Submitted by the Small Town Energy Program for University Park:
The Maryland Recycling Network recently awarded the Town of University Park the Outstanding Small Government Program Award for their work on the STEP-UP Kitchen Waste Compost pilot program. UP Director of Public Works Mickey Beall received the award on behalf of the Town at the statewide MRN meeting last week.
The innovative pilot program is one of several components of the Small Town Energy Program that the Town of University Park is currently participating in courtesy of a three-year grant from the US Department of Energy. The pilot was launched to determine whether a town-wide composting program is feasible and effective.
STEP partnered with a local company, Compost Cab, to provide weekly household pickup from fifty volunteer households for composting. Compost Cab used sturdy, food-grade plastic buckets with screw-top lids that eliminated the need for backyard composters, and delivered the kitchen scraps to local urban farms for composting. The goal? To divert kitchen waste into compost instead of sending it to landfills so that methane—one of the most potent greenhouse gases—will be reduced.
Response to the program from participating households was overwhelmingly positive. All but one respondent said they would recommend the program “enthusiastically with no reservations,” and 98% of respondents (all but one) ranked their overall satisfaction as an 8 or higher on a scale of 1 to 10. Sample feedback: “It‘s been very easy to integrate into our routine,” and “Great project, all communities should offer this for people who don’t compost in their own backyards.”
In the five months since the program has been running, Compost Cab has collected an average weekly weight of 8.5 pounds of food scraps per pilot household, adding up to almost 4 tons of food waste.

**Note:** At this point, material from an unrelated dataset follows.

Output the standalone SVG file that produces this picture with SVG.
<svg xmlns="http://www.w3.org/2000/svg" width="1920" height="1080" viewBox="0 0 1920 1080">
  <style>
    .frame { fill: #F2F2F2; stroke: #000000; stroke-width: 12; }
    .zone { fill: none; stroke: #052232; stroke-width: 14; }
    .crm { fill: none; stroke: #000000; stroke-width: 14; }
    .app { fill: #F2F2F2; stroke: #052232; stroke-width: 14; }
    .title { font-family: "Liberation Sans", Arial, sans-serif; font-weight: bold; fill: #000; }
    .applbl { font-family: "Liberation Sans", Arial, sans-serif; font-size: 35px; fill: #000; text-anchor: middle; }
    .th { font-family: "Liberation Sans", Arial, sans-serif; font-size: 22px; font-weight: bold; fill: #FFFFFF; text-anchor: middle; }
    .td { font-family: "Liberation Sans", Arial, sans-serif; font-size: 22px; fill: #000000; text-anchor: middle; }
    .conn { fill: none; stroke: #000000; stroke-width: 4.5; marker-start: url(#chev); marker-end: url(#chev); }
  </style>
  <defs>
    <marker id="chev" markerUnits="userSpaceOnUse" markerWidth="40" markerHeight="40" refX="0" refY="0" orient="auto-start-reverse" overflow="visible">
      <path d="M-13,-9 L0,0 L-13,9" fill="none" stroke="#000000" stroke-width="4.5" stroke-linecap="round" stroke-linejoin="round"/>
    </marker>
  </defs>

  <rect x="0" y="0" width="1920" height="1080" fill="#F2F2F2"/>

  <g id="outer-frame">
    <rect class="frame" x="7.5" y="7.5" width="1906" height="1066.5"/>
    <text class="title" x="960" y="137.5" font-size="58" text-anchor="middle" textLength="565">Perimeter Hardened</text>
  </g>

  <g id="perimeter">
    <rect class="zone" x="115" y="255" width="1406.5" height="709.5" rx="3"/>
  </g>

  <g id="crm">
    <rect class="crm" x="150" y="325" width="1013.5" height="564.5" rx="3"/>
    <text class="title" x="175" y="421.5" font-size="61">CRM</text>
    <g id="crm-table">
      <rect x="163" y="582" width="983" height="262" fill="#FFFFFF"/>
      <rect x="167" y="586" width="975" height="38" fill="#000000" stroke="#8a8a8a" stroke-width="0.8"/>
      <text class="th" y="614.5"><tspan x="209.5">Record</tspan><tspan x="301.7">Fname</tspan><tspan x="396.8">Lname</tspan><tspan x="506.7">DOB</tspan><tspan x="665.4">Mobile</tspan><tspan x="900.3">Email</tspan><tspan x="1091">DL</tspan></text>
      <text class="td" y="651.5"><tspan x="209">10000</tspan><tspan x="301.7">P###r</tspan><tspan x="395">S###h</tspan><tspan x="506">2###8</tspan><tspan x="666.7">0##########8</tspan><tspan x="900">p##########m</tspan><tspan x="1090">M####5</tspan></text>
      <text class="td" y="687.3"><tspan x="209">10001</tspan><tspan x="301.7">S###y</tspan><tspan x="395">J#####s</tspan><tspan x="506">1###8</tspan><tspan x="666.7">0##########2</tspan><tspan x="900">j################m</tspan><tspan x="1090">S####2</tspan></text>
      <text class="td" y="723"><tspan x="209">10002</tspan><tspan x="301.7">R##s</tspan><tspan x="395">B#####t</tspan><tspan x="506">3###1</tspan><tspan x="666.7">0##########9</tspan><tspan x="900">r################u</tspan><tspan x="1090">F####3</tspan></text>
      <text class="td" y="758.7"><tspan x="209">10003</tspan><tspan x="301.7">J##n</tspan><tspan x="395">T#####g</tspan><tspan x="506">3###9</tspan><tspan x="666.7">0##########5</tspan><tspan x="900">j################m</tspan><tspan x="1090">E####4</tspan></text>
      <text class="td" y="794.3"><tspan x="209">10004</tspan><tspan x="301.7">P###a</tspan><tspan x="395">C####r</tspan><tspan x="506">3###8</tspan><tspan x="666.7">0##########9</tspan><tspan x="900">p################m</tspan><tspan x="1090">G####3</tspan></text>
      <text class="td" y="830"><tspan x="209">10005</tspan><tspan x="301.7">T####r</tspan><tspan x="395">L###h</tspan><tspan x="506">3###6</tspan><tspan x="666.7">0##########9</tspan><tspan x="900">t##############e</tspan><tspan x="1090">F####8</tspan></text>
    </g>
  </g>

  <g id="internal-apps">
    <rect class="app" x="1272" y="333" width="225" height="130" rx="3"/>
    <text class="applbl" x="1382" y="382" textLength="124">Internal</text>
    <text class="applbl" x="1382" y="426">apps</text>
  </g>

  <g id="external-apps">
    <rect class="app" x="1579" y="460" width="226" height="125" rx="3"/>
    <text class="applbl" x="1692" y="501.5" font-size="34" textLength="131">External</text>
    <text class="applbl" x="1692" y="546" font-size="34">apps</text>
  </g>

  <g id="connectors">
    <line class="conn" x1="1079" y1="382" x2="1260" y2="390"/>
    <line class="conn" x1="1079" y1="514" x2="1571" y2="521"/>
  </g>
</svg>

A town-wide program could divert more than 150 tons of food scraps from the town’s waste stream each year.
MRN bestowed the award to the Town of University Park based on their efforts in “advocating, implementing, operating or otherwise promoting waste reduction and/or recycling in Maryland over the past year.”

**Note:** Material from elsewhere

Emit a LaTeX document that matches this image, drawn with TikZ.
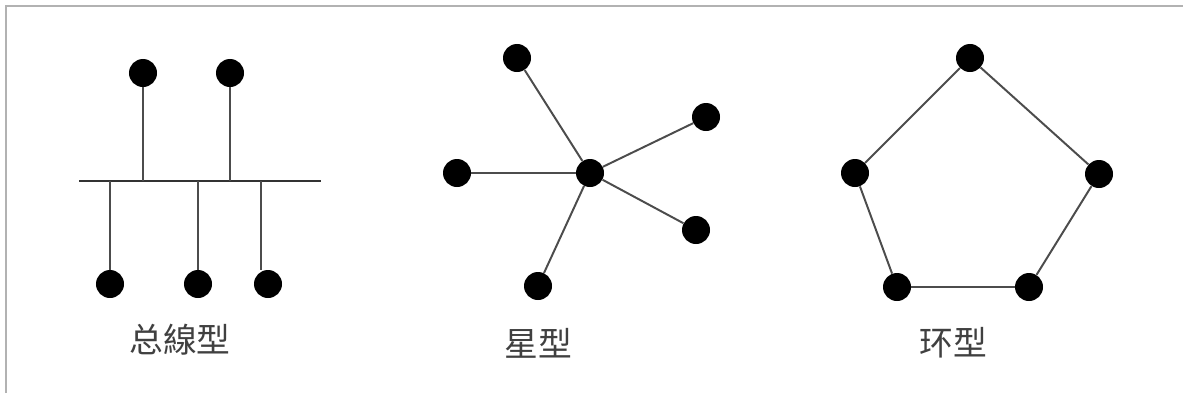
\documentclass[tikz,border=0pt]{standalone}
\usepackage{fontspec}
\setmainfont{Noto Sans CJK SC}
\usepackage{tikz}
\tikzset{dot/.style={circle,fill=black,inner sep=0pt,minimum size=0.7cm},
	link/.style={black!70,line width=1.4pt},
	title/.style={text=black!75,font=\fontsize{24}{28}\selectfont}}

\begin{document}
\begin{tikzpicture}[x=0.025cm,y=-0.025cm]
	%	\draw[help lines] (0,0) grid (1183,395);
	\useasboundingbox (0,0) rectangle (1183,395);
	\draw[black!30,line width=1pt] (6,393) -- (6,6) -- (1183,6);

	% bus
	\coordinate (bl) at (79,181);
	\coordinate (br) at (321,181);
	\draw[link,black!80] (bl) to (br);
	\node[dot] (b1) at (143,73) {};
	\node[dot] (b2) at (230,73) {};
	\node[dot] (b3) at (110,284) {};
	\node[dot] (b4) at (198,284) {};
	\node[dot] (b5) at (268,284) {};
	\coordinate (j5) at (261,181);
	\draw[link] (b1) to (b1 |- bl);
	\draw[link] (b2) to (b2 |- bl);
	\draw[link] (b3) to (b3 |- bl);
	\draw[link] (b4) to (b4 |- bl);
	\draw[link] (j5) to (j5 |- b5.north);
	\node[title] (tb) at (180,340) {总線型};

	% star
	\node[dot] (s0) at (590,173) {};
	\node[dot] (s1) at (517,58) {};
	\node[dot] (s2) at (706,117) {};
	\node[dot] (s3) at (457,173) {};
	\node[dot] (s4) at (696,230) {};
	\node[dot] (s5) at (538,286) {};
	\foreach \i in {1,...,5}
		\draw[link] (s0) to (s\i);
	\node[title] (ts) at (538,343) {星型};

	% ring
	\node[dot] (r1) at (970,58) {};
	\node[dot] (r2) at (1099,174) {};
	\node[dot] (r3) at (1029,287) {};
	\node[dot] (r4) at (897,287) {};
	\node[dot] (r5) at (855,173) {};
	\draw[link] (r1) to (r2);
	\draw[link] (r2) to (r3);
	\draw[link] (r3) to (r4);
	\draw[link] (r4) to (r5);
	\draw[link] (r5) to (r1);
	\node[title] (tr) at (953,343) {环型};
\end{tikzpicture}
\end{document}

STEP is funded by the United States Department of Energy’s Better Buildings Neighborhood Program. STEP is a three-year, $1.42 million initiative to reduce energy usage by 20% in 20% of the homes in University Park (and now in the three communities into which STEP is expanding). The program’s goal is to create a model community energy transformation program that serves as a roadmap for other small towns across the U.S. The program began in August 2010 and runs through July 2013.